With space probes ever increasing in complexity and endeavour, have you ever wondered how we, sitting here on Earth, manage to communicate and understand all the information coming in from millions, or at times billions of miles away? Out in the vacuum of space, there are no wires, fixed communication nodes or facilitators that can relay information from one point to another, as is common practice for wireless network communications back on Earth. The key to maintaining communication with deep space probes lie with a network of communication stations based on Earth itself, which NASA calls the Deep Space Network.

The Deep Space Network

The DSN comprises three communication ground stations on Earth, spread exactly 120 degrees apart in longitude. The three locations cherry picked for the network were, and continue to be, Fort Irwin military base in California, Robledo de Chavela in Spain and Canberra in Australia. Each station has a mammoth 70-meter antenna, which is turned and tuned in coordination to ensure that the three antennae together cover the entirety of the planet in order to hunt for an incident signal.
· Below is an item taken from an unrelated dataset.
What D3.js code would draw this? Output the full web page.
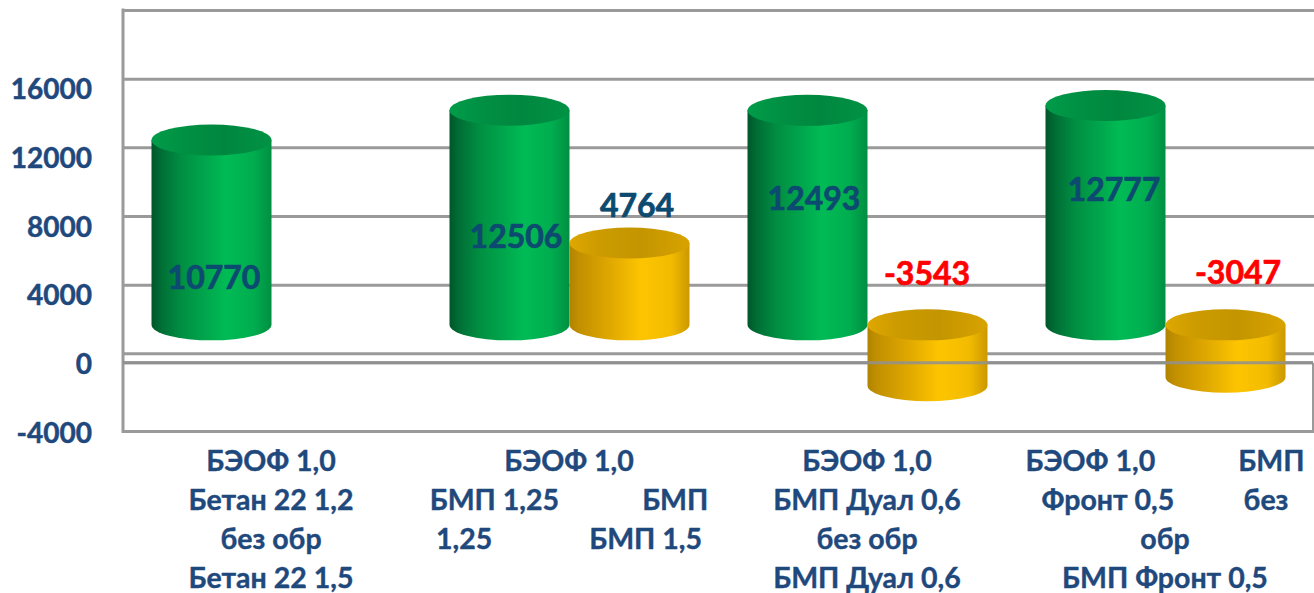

Each of these stations, assigned DSS (or deep space station) are also assisted by a series of smaller antenna arrays, all of which combine to help us ‘listen’ to signals being sent to us from outer space. The first of the lot was established in the late 1950s, as mankind geared up for the first Space Race. With the Goldstone, California being set up first, the DSS complexes in Spain and Australia were established soon after, through the 1960s.

Ever since the stations went live, there has been practically no break. Furthermore, in order to accurately detect the signals being sent from space, each antenna is programmed to operate at close to 99 percent precision and proficiency all the time. Perhaps the best way to explain the significance of each DSS is this — earlier this year, the DSS-43 based in Canberra, Australia, which was programmed to send commands or ‘talk’ to the legendary Voyager II space probe, was sent offline. After 50 years of continuous service, the station was in need of crucial upgrades and servicing for it to work with equal precision going forward. As a consequence, we lost the ability to communicate with Voyager II, leaving it to fly solo into uncharted deep space territories.
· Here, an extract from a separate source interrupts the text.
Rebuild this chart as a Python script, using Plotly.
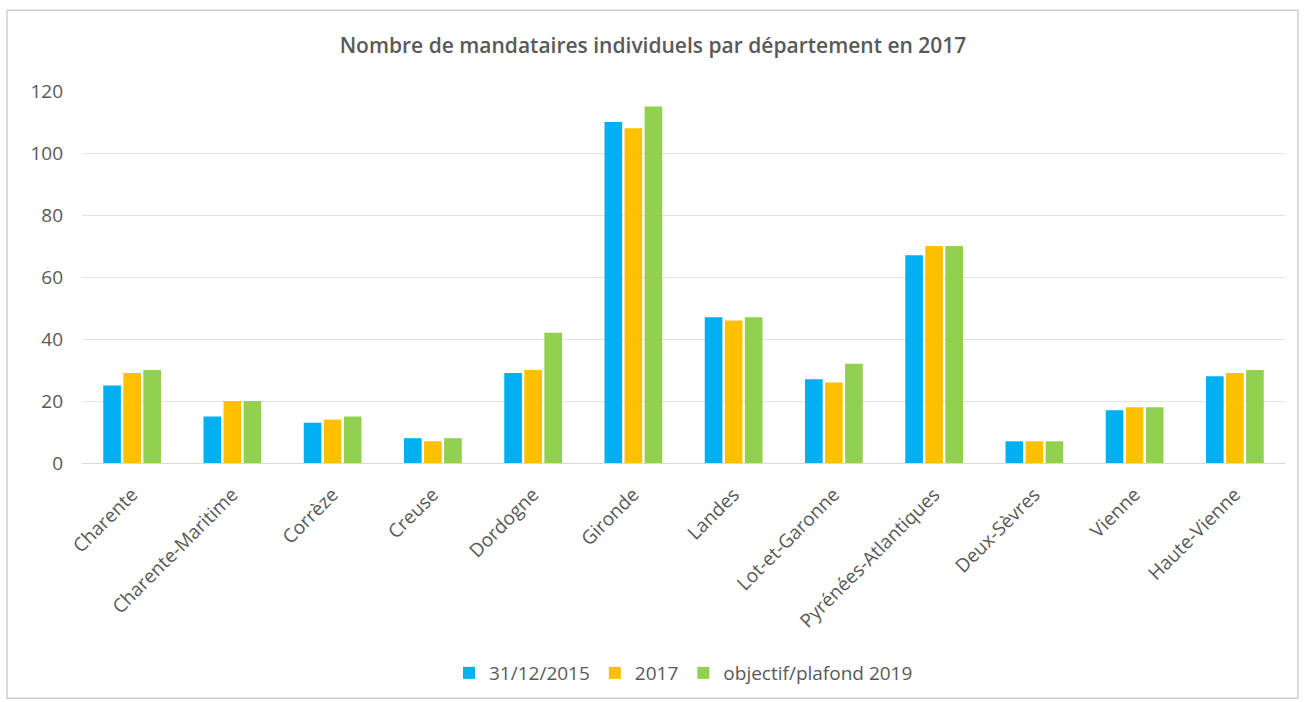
import plotly.graph_objects as go

departements = ["Charente", "Charente-Maritime", "Corrèze", "Creuse", "Dordogne", "Gironde",
                "Landes", "Lot-et-Garonne", "Pyrénées-Atlantiques", "Deux-Sèvres", "Vienne",
                "Haute-Vienne"]
serie_2015 = [25, 15, 13, 8, 29, 110, 47, 27, 67, 7, 17, 28]
serie_2017 = [29, 20, 14, 7, 30, 108, 46, 26, 70, 7, 18, 29]
serie_2019 = [30, 20, 15, 8, 42, 115, 47, 32, 70, 7, 18, 30]
noms_series = ["31/12/2015", "2017", "objectif/plafond 2019"]
couleurs = ["#00B0F0", "#FFC000", "#92D050"]
y_ticks = [0, 20, 40, 60, 80, 100, 120]

FONT = "'Open Sans', sans-serif"
GREY = "#595959"

fig = go.Figure()
for nom, vals, c in zip(noms_series, [serie_2015, serie_2017, serie_2019], couleurs):
    fig.add_trace(go.Bar(x=departements, y=vals, name=nom, marker_color=c,
                         marker_line_width=0))

W, H = 1306, 702
L, R, T, B = 82, 21, 91, 238
pw, ph = W - L - R, H - T - B

def px(x):
    return (x - L) / pw

def py(y):
    return (H - B - y) / ph

fig.update_layout(
    width=W, height=H,
    margin=dict(l=L, r=R, t=T, b=B),
    paper_bgcolor="white", plot_bgcolor="white",
    barmode="group", bargap=0.4, bargroupgap=0.12,
    font=dict(family=FONT, color=GREY, size=18),
    title=dict(text="Nombre de mandataires individuels par département en 2017",
               x=0.5, xanchor="center", y=1 - 46 / H, yanchor="middle",
               font=dict(size=21, color=GREY, family=FONT, weight=600)),
    showlegend=True,
    legend=dict(orientation="h", x=0.5, xanchor="center", y=py(673), yanchor="middle",
                font=dict(size=19, color=GREY), itemwidth=30, traceorder="normal"),
    xaxis=dict(tickangle=-45, showgrid=False, showline=True, linecolor="#D9D9D9",
               linewidth=1, ticks="", ticklabelstandoff=12,
               tickfont=dict(size=19, color=GREY)),
    yaxis=dict(range=[0, 120], tickvals=y_ticks, showgrid=True, gridcolor="#E3E3E3",
               gridwidth=1, zeroline=False, showline=False, ticks="",
               ticklabelstandoff=18, tickfont=dict(size=19, color=GREY)),
    shapes=[dict(type="rect", xref="paper", yref="paper",
                 x0=px(7), x1=px(1298), y0=py(700), y1=py(10),
                 line=dict(color="#D0D0D0", width=1.5), fillcolor="rgba(0,0,0,0)",
                 layer="below")],
)

fig.write_html("out.html")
While other DSS antennae would be able to still receive signals from the probe, nothing can be sent out to it. It is this critical purpose that is served by each of NASA’s stations, part of a global deep space network that helps it receive gigantic panoramas from the Curiosity rover scaling the Martian surface, process incredible space photographs sent in by Earth’s space telescopes, and in future, relay in critical information about solar storms. Eventually, the DSN is what will be absolutely crucial in maintaining contact and relaying critical scientific data from manned missions to the moon and Mars.

Making sense of garbled signals

The signals sent from probes like Voyager are typically low power radio signals emitted from their 12-feet antenna onboard. It takes close to 20 hours for us to receive the signal from outer space, by which time it is reduced to a fraction of its intensity, and also garbled in terms of the information sent by it. This is compounded by naturally occurring radio signals from space, which are often picked up by our antenna arrays across the world. The key is in finding the unique identifier from Voyager’s signals, and using that to then decrypt what it has to say.

It is this that also helps mankind understand the exact distance that our space probes are from Earth, the trajectory which they are taking, the speed they are travelling at, and more. The signals sent from space, including the likes of Juno from Jupiter, and Cassini from Saturn, always have a tapering quality that changes or warps the signals. This phenomenon, known as the Doppler effect, is what helps us sitting here on Earth to determine the trajectory and pace of the probes from between the time the signal was sent, and the time it was received on Earth.

These signals often contain vital information, including plasma waves from outer space that are recorded by an onboard eight-track recorder on the Voyager I. These offer us critical understanding of outer space ionic reactions, and may even help us learn spatial reaction details that we may otherwise never have. Going forward, though, it is important to note that the system is in for an overhaul. Space is already crowded with myriad probes, all out to send home crucial pieces of interstellar information that may help us understand the universe better. To do this, we are set to use pulses of laser beams, which can not only travel much faster, but also carry significantly more volumes of information.